I never would have found that. I better stop muttering and remember his many good qualities or he’ll start to remember my many OCD qualities. He’s too messy and I’m too neat. Put us in a blender and we’d be perfect.

I forgot about anything imperfect the minute I started to paint. It was even more enjoyable knowing it was one of the last rooms to roll.

Charlie checks on me again. “You need more paint,” he says.

“I’m co-dependent on you,” I tell him, “only for paint and cleaning my brushes.” I used to have to do everything myself. Now I’ve begun to relax and enjoy the benefits of a helpful husband. I find myself wondering why he’s so helpful, though. He doesn’t have to be; he’d get everything he wanted even if he didn’t clean my brushes.
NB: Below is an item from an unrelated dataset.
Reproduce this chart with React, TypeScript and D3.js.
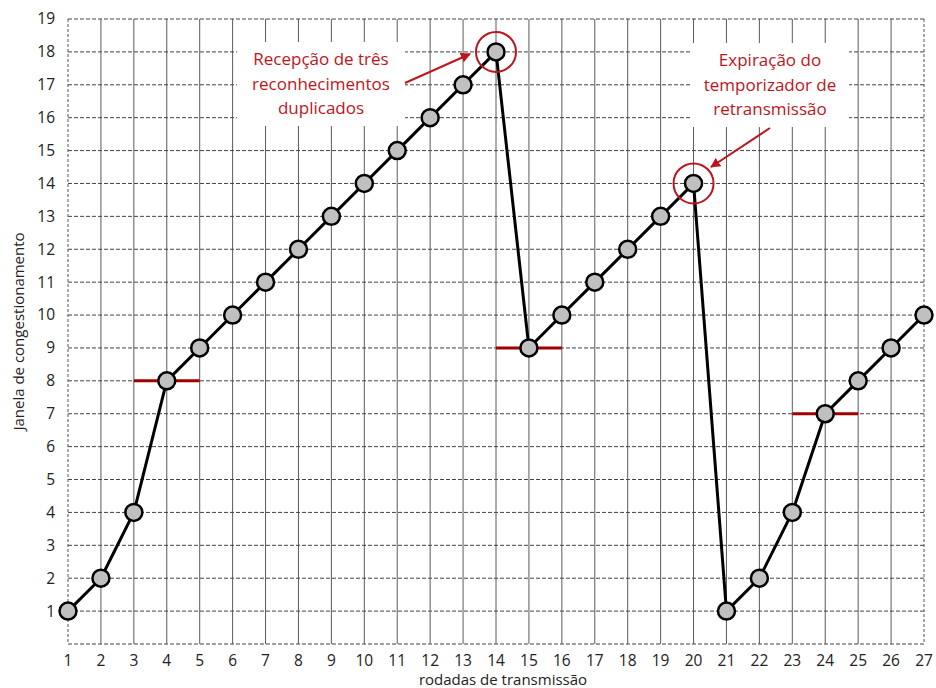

Now he’s mumbling. “I think I’ll get rid of this can,” he says while emptying paint into my bucket. He didn’t notice the paint was a different color than what was in my bucket. Neither did I. He put the empty paint can back down next to the right, full one. He mumbled a little more but I wasn’t listening. I was trying to get in a tight spot in the badly-textured corner.

“Which paint are you using?” he said. “Comforting or Cup of Cocoa?”

“I’m still Comforting.”

”Did I add Cup of Cocoa?”

“Looks like it,” I say. I’m up on the ladder and enjoying my co-dependency on him about paint. I keep rolling.

He looks into the bucket. It contains Comforting, which is very light and chocolate milk-like. There’s a beautiful ribbon of Cup of Cocoa swirled on top, like a pretty Starbucks drink. All it needs is whipped cream and a top and I’d be tempted.

“That was stupid,” he says. “You owe me a stupid. I haven’t made such a blatantly stupid mistake like that since I married my second ex.”

“No problem,” I say. Now I have the rest of the day, maybe longer, to make a really stupid mistake. Did you ever notice that when you’re allowed to do something really dumb, you don’t? This is all the motivation I need to paint through dinner time.

When Charlie wasn’t looking, I cleaned up. I put away three hammers, seven diet Pepsi cans, and washed out five very dirty latte cups. If you’re at all OCD, you know how good I feel. It’s not Hawaii but I’m enjoying my holidays just the same.